I'm not sure the mbuffer on the receiving side is helpful.

T-Daemon · Nov 8, 2025

Which network interface controller is used for the traffic? Please show us pciconf -lv | grep -B3 network and ifconfig.

iRobbery · Nov 8, 2025

T-Daemon said:
Which network interface controller is used for the traffic? Please show us pciconf -lv | grep -B3 network and ifconfig.

The sender has a
igb0@pci0:1:0:0: class=0x020000 rev=0x01 hdr=0x00 vendor=0x8086 device=0x1521 subvendor=0x1028 subdevice=0x06e2
vendor = 'Intel Corporation'
device = 'I350 Gigabit Network Connection'
class = network
subclass = ethernet

the reciever i tried 3 different machines one with a MT27710 Family [ConnectX-4 Lx] and other Ethernet Controller I225-V

iRobbery · Nov 8, 2025

cracauer@ said:
I'm not sure the mbuffer on the receiving side is helpful.

That makes no different unfortunately, also different mbuffer settings still lead to same result

iRobbery · Nov 8, 2025

I think this thread isnt in the right place, doing a rsync on a longer file leads to the same halting of network traffic.

atax1a · Nov 8, 2025

we had a similar problem and became very confused until we realized that we were zfs send-ing between pools that had different -o compatibility settings. make sure the sending and receiving systems have the same featuresets enabled.

iRobbery · Nov 8, 2025

atax1a said:
we had a similar problem and became very confused until we realized that we were zfs send-ing between pools that had different -o compatibility settings. make sure the sending and receiving systems have the same featuresets enabled.

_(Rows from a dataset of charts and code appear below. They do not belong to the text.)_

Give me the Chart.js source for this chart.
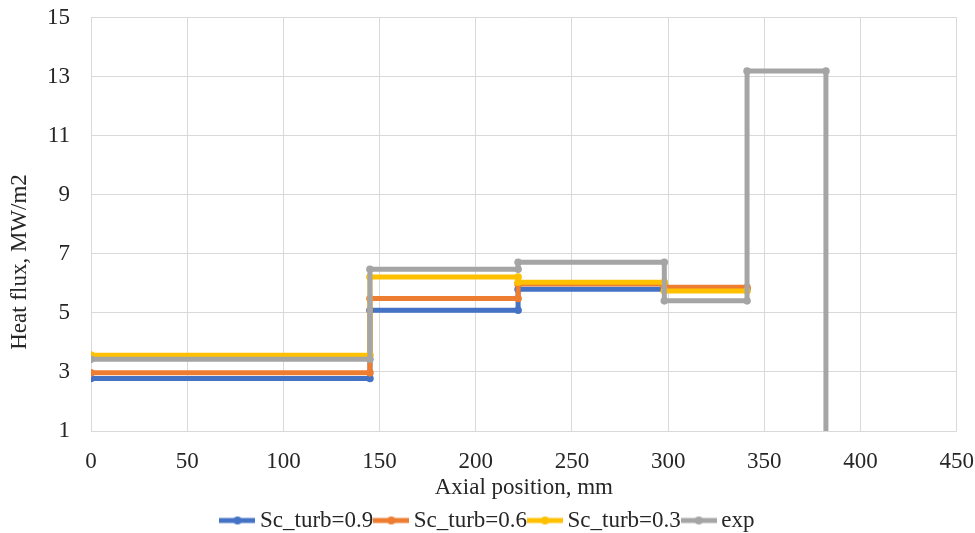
<!DOCTYPE html>
<html>
<head>
<meta charset="utf-8">
<script src="https://cdn.jsdelivr.net/npm/chart.js@4.4.0/dist/chart.umd.min.js"></script>
<style>
  html, body { margin: 0; padding: 0; background: #fff; }
  #wrap { width: 975px; height: 533px; }
</style>
</head>
<body>
<div id="wrap"><canvas id="fluxChart" width="975" height="533"></canvas></div>
<script>
// step edges (mm) and the level on each step (MW/m2)
const simEdges = [0, 145, 222, 298, 341];
const sc09 = [2.78, 5.09, 5.8, 5.8];
const sc06 = [2.97, 5.49, 5.98, 5.87];
const sc03 = [3.57, 6.22, 6.04, 5.74];

const expEdges = [0, 145, 222, 298, 341, 382];
const expFlux = [3.43, 6.48, 6.72, 5.41, 13.2];
const expEnd = 1;

const xTicks = [0, 50, 100, 150, 200, 250, 300, 350, 400, 450];
const yTicks = [1, 3, 5, 7, 9, 11, 13, 15];

function stepPoints(edges, levels) {
    const pts = [];
    for (let i = 0; i < levels.length; i++) {
        pts.push({x: edges[i], y: levels[i]});
        pts.push({x: edges[i + 1], y: levels[i]});
    }
    return pts;
}

const expPoints = stepPoints(expEdges, expFlux);
expPoints.push({x: expEdges[expEdges.length - 1], y: expEnd});

const FONT = "'Liberation Serif', 'Times New Roman', serif";
const TXT = '#262626';
const FS = 23;
const Y_TITLE = 'Heat flux, MW/m2';

function legendMark(color) {
    const c = document.createElement('canvas');
    c.width = 36; c.height = 10;
    const g = c.getContext('2d');
    g.strokeStyle = color;
    g.lineWidth = 5;
    g.beginPath(); g.moveTo(0, 5); g.lineTo(36, 5); g.stroke();
    g.fillStyle = color;
    g.beginPath(); g.arc(18, 5, 4, 0, Math.PI * 2); g.fill();
    return c;
}

function series(label, points, color, order) {
    return {
        label: label,
        data: points,
        borderColor: color,
        backgroundColor: color,
        borderWidth: 5,
        pointRadius: 3.8,
        pointBorderWidth: 0,
        pointHoverRadius: 5,
        showLine: true,
        fill: false,
        order: order
    };
}

const expSeries = series('exp', expPoints, '#A5A5A5', 1);
expSeries.pointRadius = expPoints.map((p, i) => i === expPoints.length - 1 ? 0 : 3.8);

const data = {
    datasets: [
        series('Sc_turb=0.9', stepPoints(simEdges, sc09), '#4472C4', 4),
        series('Sc_turb=0.6', stepPoints(simEdges, sc06), '#ED7D31', 3),
        series('Sc_turb=0.3', stepPoints(simEdges, sc03), '#FFC000', 2),
        expSeries
    ]
};

// Excel puts the y title a bit below the middle of the plot, so draw it here
const yTitlePlugin = {
    id: 'yTitle',
    afterDraw(chart) {
        const g = chart.ctx;
        g.save();
        g.translate(20, 262);
        g.rotate(-Math.PI / 2);
        g.font = FS + 'px ' + FONT;
        g.fillStyle = TXT;
        g.textAlign = 'center';
        g.textBaseline = 'middle';
        g.fillText(Y_TITLE, 0, 0);
        g.restore();
    }
};

const config = {
    type: 'scatter',
    data: data,
    plugins: [yTitlePlugin],
    options: {
        responsive: false,
        animation: false,
        layout: { padding: { left: 6, right: 0, top: 0, bottom: 0 } },
        plugins: {
            legend: {
                position: 'bottom',
                maxHeight: 31,
                labels: {
                    color: TXT,
                    font: { family: FONT, size: FS },
                    boxWidth: 22,
                    boxHeight: 10,
                    pointStyleWidth: 22,
                    padding: 7,
                    usePointStyle: true,
                    sort: (a, b) => a.datasetIndex - b.datasetIndex,
                    generateLabels: function(chart) {
                        return chart.data.datasets.map((ds, i) => ({
                            text: ds.label,
                            fontColor: TXT,
                            pointStyle: legendMark(ds.borderColor),
                            lineWidth: 0,
                            strokeStyle: 'transparent',
                            fillStyle: 'transparent',
                            hidden: !chart.isDatasetVisible(i),
                            datasetIndex: i
                        }));
                    }
                }
            },
            tooltip: { enabled: true }
        },
        scales: {
            x: {
                type: 'linear',
                min: 0,
                max: 450,
                afterBuildTicks: axis => { axis.ticks = xTicks.map(v => ({value: v})); },
                afterFit: axis => { axis.height = 71; },
                grid: { color: '#d9d9d9', lineWidth: 1, drawTicks: true, tickLength: 16, tickColor: 'rgba(0,0,0,0)' },
                border: { display: false },
                ticks: { color: TXT, font: { family: FONT, size: FS }, padding: 1, maxRotation: 0 },
                title: {
                    display: true,
                    text: 'Axial position, mm',
                    color: TXT,
                    font: { family: FONT, size: FS },
                    padding: { top: 0, bottom: 0 }
                }
            },
            y: {
                min: 1,
                max: 15,
                afterBuildTicks: axis => { axis.ticks = yTicks.map(v => ({value: v})); },
                afterFit: axis => { axis.width = 85; },
                grid: { color: '#d9d9d9', lineWidth: 1, drawTicks: true, tickLength: 17, tickColor: 'rgba(0,0,0,0)' },
                border: { display: false },
                ticks: { color: TXT, font: { family: FONT, size: FS }, padding: 4 },
                title: { display: false, text: Y_TITLE }
            }
        }
    }
};

const ctx = document.getElementById('fluxChart').getContext('2d');
new Chart(ctx, config);
</script>
</body>
</html>
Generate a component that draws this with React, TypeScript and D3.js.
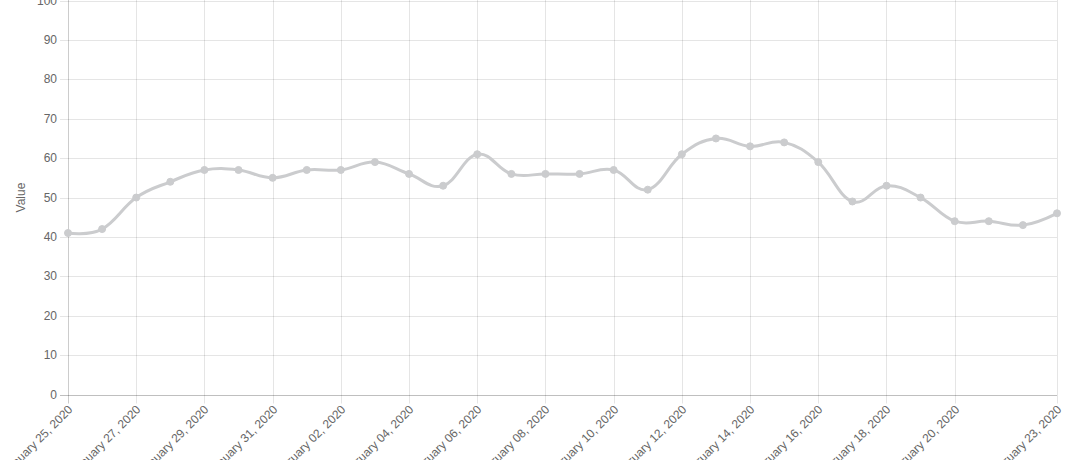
import React from "react";
import * as d3 from "d3";

const dates: string[] = [
  "2020-01-25","2020-01-26","2020-01-27","2020-01-28","2020-01-29","2020-01-30","2020-01-31",
  "2020-02-01","2020-02-02","2020-02-03","2020-02-04","2020-02-05","2020-02-06","2020-02-07",
  "2020-02-08","2020-02-09","2020-02-10","2020-02-11","2020-02-12","2020-02-13","2020-02-14",
  "2020-02-15","2020-02-16","2020-02-17","2020-02-18","2020-02-19","2020-02-20","2020-02-21",
  "2020-02-22","2020-02-23",
];
const values: number[] = [
  41, 42, 50, 54, 57, 57, 55, 57, 57, 59, 56, 53, 61, 56, 56, 56, 57, 52, 61, 65,
  63, 64, 59, 49, 53, 50, 44, 44, 43, 46,
];
const xTickDates: string[] = [
  "2020-01-25","2020-01-27","2020-01-29","2020-01-31","2020-02-02","2020-02-04","2020-02-06",
  "2020-02-08","2020-02-10","2020-02-12","2020-02-14","2020-02-16","2020-02-18","2020-02-20",
  "2020-02-23",
];
const yTicks: number[] = [0, 10, 20, 30, 40, 50, 60, 70, 80, 90, 100];
const yTitle = "Value";

const W = 1079, H = 460;
const left = 68, right = 1057, top = 0.6, bottom = 394.5;
const FONT = "'Helvetica Neue', Helvetica, Arial, 'Liberation Sans', sans-serif";
const parse = d3.utcParse("%Y-%m-%d");
const fmt = d3.utcFormat("%B %d, %Y");
const LINE = "rgb(203,204,206)";

export default function App() {
  const x = d3.scaleUtc()
    .domain([parse(dates[0])!, parse(dates[dates.length - 1])!])
    .range([left, right]);
  const y = d3.scaleLinear().domain([0, 100]).range([bottom, top]);
  const pts = dates.map((d, i) => ({ d: parse(d)!, v: values[i] }));
  const line = d3.line<{ d: Date; v: number }>()
    .x((p) => x(p.d))
    .y((p) => y(p.v))
    .curve(d3.curveCardinal.tension(-0.2));

  return (
    <svg width={W} height={H} style={{ position: "absolute", left: 0, top: 0, background: "#fff" }}
      fontFamily={FONT}>
      {yTicks.map((t) => (
        <g key={"y" + t}>
          <line x1={left - 8} x2={right} y1={Math.round(y(t)) + 0.5} y2={Math.round(y(t)) + 0.5}
            stroke={t === 0 ? "rgba(0,0,0,0.25)" : "rgba(0,0,0,0.1)"} strokeWidth={1} />
          <text x={left - 11} y={y(t)} textAnchor="end" dominantBaseline="central"
            fontSize={12} fill="#666">{t}</text>
        </g>
      ))}
      {xTickDates.map((s, i) => {
        const xx = Math.round(x(parse(s)!)) + 0.5;
        return (
          <g key={"x" + s}>
            <line x1={xx} x2={xx} y1={0} y2={bottom + 9}
              stroke={i === 0 ? "rgba(0,0,0,0.2)" : "rgba(0,0,0,0.1)"} strokeWidth={1} />
            <text transform={`translate(${xx + 2},${bottom + 13}) rotate(-45)`} textAnchor="end"
              dominantBaseline="central" fontSize={12} fill="#666">{fmt(parse(s)!)}</text>
          </g>
        );
      })}
      <text transform={`translate(25,${(top + bottom) / 2}) rotate(-90)`} textAnchor="middle"
        fontSize={12} fill="#666">{yTitle}</text>
      <path d={line(pts) || ""} fill="none" stroke={LINE} strokeWidth={3} />
      {pts.map((p, i) => (
        <circle key={i} cx={x(p.d)} cy={y(p.v)} r={3.5} fill={LINE} stroke={LINE} strokeWidth={1} />
      ))}
    </svg>
  );
}
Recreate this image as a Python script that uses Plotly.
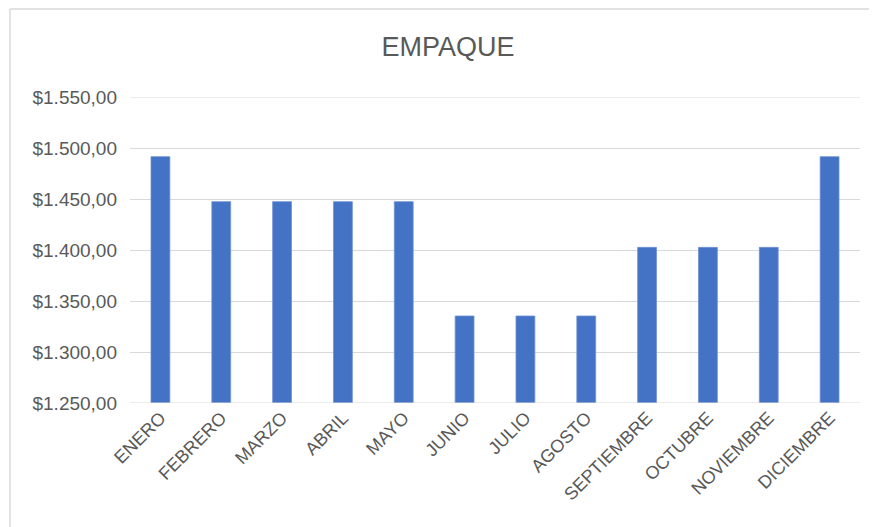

I doubt that's related because also rsync halts after a while when using BBR

iRobbery · Nov 8, 2025

when i limit the sync bandwidth to 30 Mbyte/sec it does not halt it seems for now, at 40 Mbyte/sec it does (when done 2-3 Gbyte). Something gets flooded, overrun? Unsure what to investigate or settings to try

cracauer@ · Nov 9, 2025

What happens when you run a plain tcp benchmark between these machines?

iRobbery · Nov 9, 2025

iperf shows similar behaviour and performance. when BBR is configured, starts fast, full gigabit, but at 4th second grinds to 0 bytes/sec, default settings of freebsd it is unstable between 10 - 200 mbit

also my previous statement 30 Mbyte/sec is quite stable, but as soon as there is some other transfer (total traffic exceeds 30 Mbyte/sec) it affects the running zfs send/receive and makes it go 0 bytes too.

tanis · Nov 9, 2025

Do you experience that issue just for zfs send/recv?
What happens if you transfer 100 GB using scp ?
Do you lose complete network access on the sender/receiver site, so SSH hangs as well ? Or is it just that single connection ?

iRobbery · Nov 9, 2025

narrowing it down i think, seems a faulty network card is/was the issue

iRobbery · Nov 13, 2025

FWIW (it was not the NIC) and maybe useful for another person running into similar performance issues. The ISP sold the server as 1 gbit unmetered etc, turns out it was 300 mbit capped. And BBR did not like the way they do traffic shaping apparently. Very frustrating, especially since spend quite some time investigating this.